#### [Task prompt]
Write the listing below out again exactly, dropping the images.

#### [Available data]
_ _ _

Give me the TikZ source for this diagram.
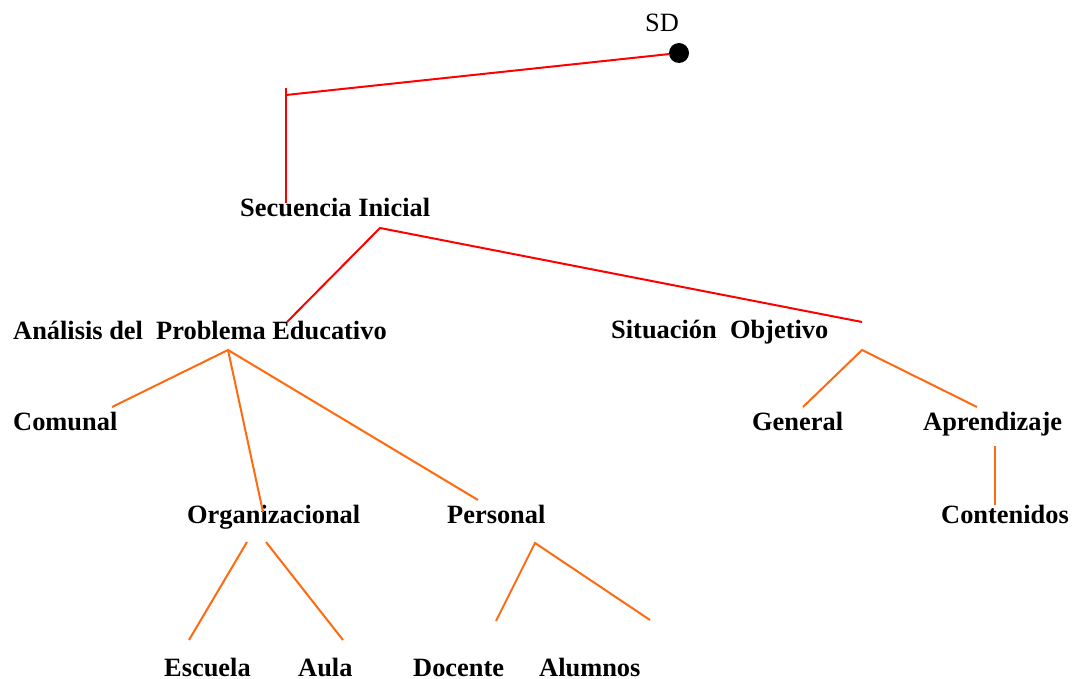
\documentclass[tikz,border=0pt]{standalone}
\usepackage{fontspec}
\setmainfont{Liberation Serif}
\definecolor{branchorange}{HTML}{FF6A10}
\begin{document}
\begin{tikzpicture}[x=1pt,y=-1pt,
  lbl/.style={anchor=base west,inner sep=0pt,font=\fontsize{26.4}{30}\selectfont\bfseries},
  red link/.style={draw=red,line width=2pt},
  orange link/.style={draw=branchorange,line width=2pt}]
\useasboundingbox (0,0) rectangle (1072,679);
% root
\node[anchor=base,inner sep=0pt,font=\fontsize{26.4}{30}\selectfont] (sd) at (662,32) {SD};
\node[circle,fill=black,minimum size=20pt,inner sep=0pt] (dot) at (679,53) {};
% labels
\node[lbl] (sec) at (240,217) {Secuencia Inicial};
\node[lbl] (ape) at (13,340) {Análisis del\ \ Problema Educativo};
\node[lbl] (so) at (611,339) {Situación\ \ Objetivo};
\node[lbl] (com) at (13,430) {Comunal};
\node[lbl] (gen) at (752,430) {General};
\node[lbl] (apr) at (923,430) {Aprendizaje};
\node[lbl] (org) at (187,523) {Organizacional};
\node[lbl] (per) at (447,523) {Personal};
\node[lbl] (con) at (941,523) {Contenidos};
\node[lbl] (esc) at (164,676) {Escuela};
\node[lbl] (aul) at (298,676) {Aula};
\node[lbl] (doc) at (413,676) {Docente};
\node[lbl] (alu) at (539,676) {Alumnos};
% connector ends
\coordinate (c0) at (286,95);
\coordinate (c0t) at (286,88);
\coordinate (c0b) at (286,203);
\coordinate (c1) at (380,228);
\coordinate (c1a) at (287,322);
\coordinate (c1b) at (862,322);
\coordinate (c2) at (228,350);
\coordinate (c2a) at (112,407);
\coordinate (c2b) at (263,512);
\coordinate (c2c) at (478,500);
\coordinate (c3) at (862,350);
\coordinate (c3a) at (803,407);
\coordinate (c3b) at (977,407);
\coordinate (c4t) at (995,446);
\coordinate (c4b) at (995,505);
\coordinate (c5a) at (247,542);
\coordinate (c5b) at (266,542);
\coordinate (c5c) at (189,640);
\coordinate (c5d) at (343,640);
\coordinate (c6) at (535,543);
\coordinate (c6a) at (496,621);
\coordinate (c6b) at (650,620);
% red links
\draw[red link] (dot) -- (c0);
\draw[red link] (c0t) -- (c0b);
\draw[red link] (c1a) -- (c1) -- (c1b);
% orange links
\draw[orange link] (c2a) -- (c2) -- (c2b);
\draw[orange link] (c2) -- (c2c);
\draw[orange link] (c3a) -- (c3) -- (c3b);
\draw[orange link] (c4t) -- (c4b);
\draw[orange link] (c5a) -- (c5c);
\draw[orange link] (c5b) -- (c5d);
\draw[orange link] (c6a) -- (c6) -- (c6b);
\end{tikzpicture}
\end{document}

_ _ _

#### [Final result]
Give me the TikZ source for this diagram.
\documentclass[tikz,border=0pt]{standalone}
\usepackage{fontspec}
\setmainfont{Liberation Serif}
\definecolor{branchorange}{HTML}{FF6A10}
\begin{document}
\begin{tikzpicture}[x=1pt,y=-1pt,
  lbl/.style={anchor=base west,inner sep=0pt,font=\fontsize{26.4}{30}\selectfont\bfseries},
  red link/.style={draw=red,line width=2pt},
  orange link/.style={draw=branchorange,line width=2pt}]
\useasboundingbox (0,0) rectangle (1072,679);
% root
\node[anchor=base,inner sep=0pt,font=\fontsize{26.4}{30}\selectfont] (sd) at (662,32) {SD};
\node[circle,fill=black,minimum size=20pt,inner sep=0pt] (dot) at (679,53) {};
% labels
\node[lbl] (sec) at (240,217) {Secuencia Inicial};
\node[lbl] (ape) at (13,340) {Análisis del\ \ Problema Educativo};
\node[lbl] (so) at (611,339) {Situación\ \ Objetivo};
\node[lbl] (com) at (13,430) {Comunal};
\node[lbl] (gen) at (752,430) {General};
\node[lbl] (apr) at (923,430) {Aprendizaje};
\node[lbl] (org) at (187,523) {Organizacional};
\node[lbl] (per) at (447,523) {Personal};
\node[lbl] (con) at (941,523) {Contenidos};
\node[lbl] (esc) at (164,676) {Escuela};
\node[lbl] (aul) at (298,676) {Aula};
\node[lbl] (doc) at (413,676) {Docente};
\node[lbl] (alu) at (539,676) {Alumnos};
% connector ends
\coordinate (c0) at (286,95);
\coordinate (c0t) at (286,88);
\coordinate (c0b) at (286,203);
\coordinate (c1) at (380,228);
\coordinate (c1a) at (287,322);
\coordinate (c1b) at (862,322);
\coordinate (c2) at (228,350);
\coordinate (c2a) at (112,407);
\coordinate (c2b) at (263,512);
\coordinate (c2c) at (478,500);
\coordinate (c3) at (862,350);
\coordinate (c3a) at (803,407);
\coordinate (c3b) at (977,407);
\coordinate (c4t) at (995,446);
\coordinate (c4b) at (995,505);
\coordinate (c5a) at (247,542);
\coordinate (c5b) at (266,542);
\coordinate (c5c) at (189,640);
\coordinate (c5d) at (343,640);
\coordinate (c6) at (535,543);
\coordinate (c6a) at (496,621);
\coordinate (c6b) at (650,620);
% red links
\draw[red link] (dot) -- (c0);
\draw[red link] (c0t) -- (c0b);
\draw[red link] (c1a) -- (c1) -- (c1b);
% orange links
\draw[orange link] (c2a) -- (c2) -- (c2b);
\draw[orange link] (c2) -- (c2c);
\draw[orange link] (c3a) -- (c3) -- (c3b);
\draw[orange link] (c4t) -- (c4b);
\draw[orange link] (c5a) -- (c5c);
\draw[orange link] (c5b) -- (c5d);
\draw[orange link] (c6a) -- (c6) -- (c6b);
\end{tikzpicture}
\end{document}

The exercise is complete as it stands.